» SHORT EXERCISE
Retype the lines from the first one in the records down to the line containing "import * as", counting both, and leave out any pictures.

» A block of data
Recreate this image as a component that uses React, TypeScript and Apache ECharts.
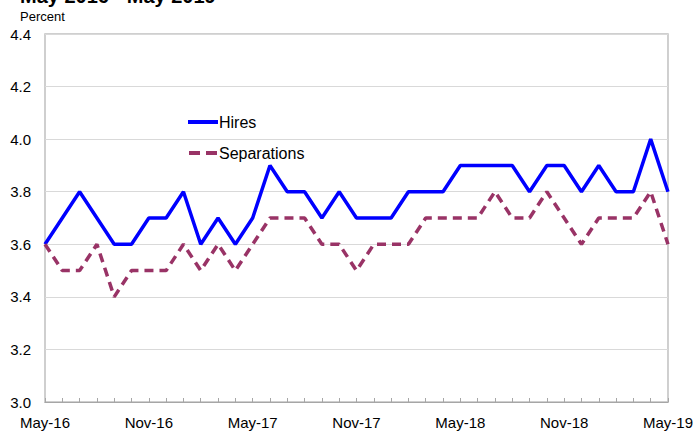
import React, { useEffect, useRef } from "react";
import * as echarts from "echarts";

const categories = [
  "May-16", "Jun-16", "Jul-16", "Aug-16", "Sep-16", "Oct-16", "Nov-16", "Dec-16",
  "Jan-17", "Feb-17", "Mar-17", "Apr-17", "May-17", "Jun-17", "Jul-17", "Aug-17",
  "Sep-17", "Oct-17", "Nov-17", "Dec-17", "Jan-18", "Feb-18", "Mar-18", "Apr-18",
  "May-18", "Jun-18", "Jul-18", "Aug-18", "Sep-18", "Oct-18", "Nov-18", "Dec-18",
  "Jan-19", "Feb-19", "Mar-19", "Apr-19", "May-19",
];

const hires = [
  3.6, 3.7, 3.8, 3.7, 3.6, 3.6, 3.7, 3.7,
  3.8, 3.6, 3.7, 3.6, 3.7, 3.9, 3.8, 3.8,
  3.7, 3.8, 3.7, 3.7, 3.7, 3.8, 3.8, 3.8,
  3.9, 3.9, 3.9, 3.9, 3.8, 3.9, 3.9, 3.8,
  3.9, 3.8, 3.8, 4.0, 3.8,
];

const separations = [
  3.6, 3.5, 3.5, 3.6, 3.4, 3.5, 3.5, 3.5,
  3.6, 3.5, 3.6, 3.5, 3.6, 3.7, 3.7, 3.7,
  3.6, 3.6, 3.5, 3.6, 3.6, 3.6, 3.7, 3.7,
  3.7, 3.7, 3.8, 3.7, 3.7, 3.8, 3.7, 3.6,
  3.7, 3.7, 3.7, 3.8, 3.6,
];

const titleText = "May 2016 - May 2019";
const unitText = "Percent";
const FONT = "'Liberation Sans', Arial, sans-serif";

export default function App() {
  const ref = useRef<HTMLDivElement>(null);

  useEffect(() => {
    if (!ref.current) return;
    const chart = echarts.init(ref.current, undefined, { renderer: "svg" });
    chart.setOption({
      animation: false,
      backgroundColor: "#ffffff",
      textStyle: { fontFamily: FONT },
      grid: {
        left: 45,
        right: 28,
        top: 34,
        bottom: 32,
        show: true,
        borderColor: "#c0c0c0",
        borderWidth: 1.5,
      },
      graphic: [
        {
          type: "text",
          x: 20,
          y: -4,
          style: {
            text: titleText,
            font: `bold 20px ${FONT}`,
            fill: "#000",
            verticalAlign: "middle",
          },
        },
        {
          type: "text",
          x: 20,
          y: 16.5,
          style: {
            text: unitText,
            font: `13px ${FONT}`,
            fill: "#000",
            verticalAlign: "middle",
          },
        },
      ],
      legend: {
        orient: "vertical",
        left: 188,
        top: 114,
        padding: 0,
        itemWidth: 30,
        itemHeight: 4,
        itemGap: 15,
        textStyle: { fontSize: 16, color: "#000", fontFamily: FONT, padding: [0, 0, 0, -4], lineHeight: 16 },
        data: [
          { name: "Hires", icon: "path://M0,0h30v4h-30z" },
          { name: "Separations", icon: "path://M0,0h11v4h-11z M17,0h11v4h-11z" },
        ],
      },
      xAxis: {
        type: "category",
        data: categories,
        boundaryGap: false,
        axisLine: { lineStyle: { color: "#a6a6a6", width: 1 } },
        axisTick: {
          show: true,
          inside: true,
          length: 4,
          interval: 0,
          lineStyle: { color: "#a6a6a6" },
        },
        axisLabel: {
          interval: 5,
          fontSize: 15,
          color: "#000",
          margin: 13,
          fontFamily: FONT,
        },
        splitLine: { show: false },
      },
      yAxis: {
        type: "value",
        min: 3.0,
        max: 4.4,
        interval: 0.2,
        axisLine: { show: false },
        axisTick: { show: false },
        axisLabel: {
          fontSize: 15,
          color: "#000",
          margin: 14,
          fontFamily: FONT,
          formatter: (v: number) => v.toFixed(1),
        },
        splitLine: { lineStyle: { color: "#d9d9d9", width: 1.2 } },
      },
      series: [
        {
          name: "Hires",
          type: "line",
          data: hires,
          symbol: "none",
          lineStyle: { color: "#0000ff", width: 3.5 },
          itemStyle: { color: "#0000ff" },
        },
        {
          name: "Separations",
          type: "line",
          data: separations,
          symbol: "none",
          lineStyle: { color: "#993366", width: 3.5, type: [9, 6] },
          itemStyle: { color: "#993366" },
        },
      ],
    });
    return () => chart.dispose();
  }, []);

  return (
    <div
      ref={ref}
      style={{ position: "fixed", left: 0, top: 0, width: 696, height: 434 }}
    />
  );
}
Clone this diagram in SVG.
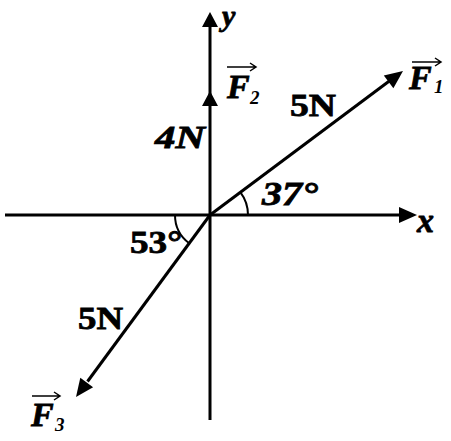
<svg xmlns="http://www.w3.org/2000/svg" width="451" height="441" viewBox="0 0 451 441">
<style>
.ax{stroke:#000;stroke-width:3;fill:none;stroke-linecap:butt}
.arc{stroke:#000;stroke-width:2;fill:none}
.head{fill:#000;stroke:none}
.vec{stroke:#000;stroke-width:1.5;fill:none}
.t{font-family:"Liberation Serif","Times New Roman",serif;font-weight:bold;fill:#000;stroke:#000;stroke-width:0.8}
.i{font-style:italic}
.sub{font-family:"Liberation Serif","Times New Roman",serif;font-style:italic;font-weight:bold;font-size:19px;fill:#000}
</style>
<rect width="451" height="441" fill="#fff"/>
<g id="connectors">
  <g id="y-axis">
    <line class="ax" x1="210" y1="420" x2="210" y2="25"/>
    <polygon class="head" points="210,12 202,27 218,27"/>
  </g>
  <g id="x-axis">
    <line class="ax" x1="5" y1="215" x2="402" y2="215"/>
    <polygon class="head" points="417,215 399,207 399,223"/>
  </g>
  <g id="F2-arrow">
    <polygon class="head" points="210,91 202,106 218,106"/>
  </g>
  <g id="F1-arrow">
    <line class="ax" x1="210" y1="215" x2="390" y2="80.5"/>
    <polygon class="head" points="403,71 393.4,88.2 383.8,75.4"/>
  </g>
  <g id="F3-arrow">
    <line class="ax" x1="210" y1="215" x2="87.5" y2="381.5"/>
    <polygon class="head" points="76,397 93.1,387.2 80.3,377.8"/>
  </g>
  <g id="angle-arcs">
    <path class="arc" d="M 248 215 A 38 38 0 0 0 240.3 192.1"/>
    <path class="arc" d="M 175 215 A 35 35 0 0 0 188.9 243"/>
  </g>
</g>
<g id="label-y"><text class="t i" x="222" y="26" font-size="30">y</text></g>
<g id="label-x"><text class="t i" x="417" y="232" font-size="34">x</text></g>
<g id="label-F2">
  <text class="t i" x="227" y="98" font-size="34">F</text>
  <text class="sub" x="250" y="104">2</text>
  <path class="vec" d="M227 67 H256 M250 63 L256 67 L250 71"/>
</g>
<g id="label-F1">
  <text class="t i" x="409" y="89" font-size="34">F</text>
  <text class="sub" x="434" y="93">1</text>
  <path class="vec" d="M412 62 H441 M435 58 L441 62 L435 66"/>
</g>
<g id="label-F3">
  <text class="t i" x="31" y="426" font-size="34">F</text>
  <text class="sub" x="55" y="431">3</text>
  <path class="vec" d="M32 396 H60 M54 392 L60 396 L54 400"/>
</g>
<g id="label-4N"><text class="t i" x="155" y="148" font-size="31" textLength="50" lengthAdjust="spacingAndGlyphs">4N</text></g>
<g id="label-5N-F1"><text class="t" x="290" y="116" font-size="32" textLength="46" lengthAdjust="spacingAndGlyphs">5N</text></g>
<g id="label-5N-F3"><text class="t" x="78" y="329" font-size="31" textLength="45" lengthAdjust="spacingAndGlyphs">5N</text></g>
<g id="label-37"><text class="t i" x="262" y="205" font-size="33" textLength="56" lengthAdjust="spacingAndGlyphs">37°</text></g>
<g id="label-53"><text class="t" x="130" y="253" font-size="32" textLength="52" lengthAdjust="spacingAndGlyphs">53°</text></g>
</svg>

» THE ANSWER
Recreate this image as a component that uses React, TypeScript and Apache ECharts.
import React, { useEffect, useRef } from "react";
import * as echarts from "echarts";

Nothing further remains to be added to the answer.